For stage #17, installing APKs for the main app instrumentation tests, this is not something that we can optimize.

stage("Install UI Test - Alaska") {
  installUiTestAlaska()
}

Next, the stage Run UI Test — Alaska and Compile Release Variants both took almost 11 minutes. This appears to be what we could run in parallel, which will save us around 4 minutes.

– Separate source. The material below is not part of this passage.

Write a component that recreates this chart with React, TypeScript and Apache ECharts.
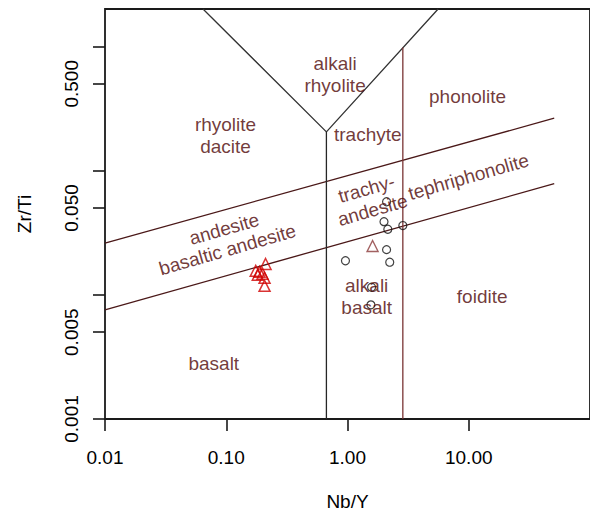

parallel RunAlaskaUiTest: {
  stage("Run UI Test - Alaska") {
    runUiTestAlaska()
  }
}, CompileReleaseVariants: {
  stage("Compile Release Variants") {
    compileReleaseVariants()
  }
}, failFast: true

Emulator stability

If you haven’t noticed, the new pipeline job is now creating and deleting Genymotion Cloud emulators at the beginning and the end of the job. Doing this somehow reduces issues with tests failing due to emulator condition. When we encounter flaky tests, we can be sure that it is an issue with our code, either on the test side, or implementation side; not the emulator.

Conclusion

The first time the whole stages are in place, we’ve managed to reduce the time required to complete a job down to approximately 34 minutes (including ~3 minutes to spin up a new CE instance). The following is the breakdown of each stage.

Using Genymotion Cloud emulators and moving our CI infrastructure to the cloud using GCP has helped improving our productivity by reducing the time needed to get feedback for the changes made by our engineers, from over 60 minutes to a bit over 30 minutes.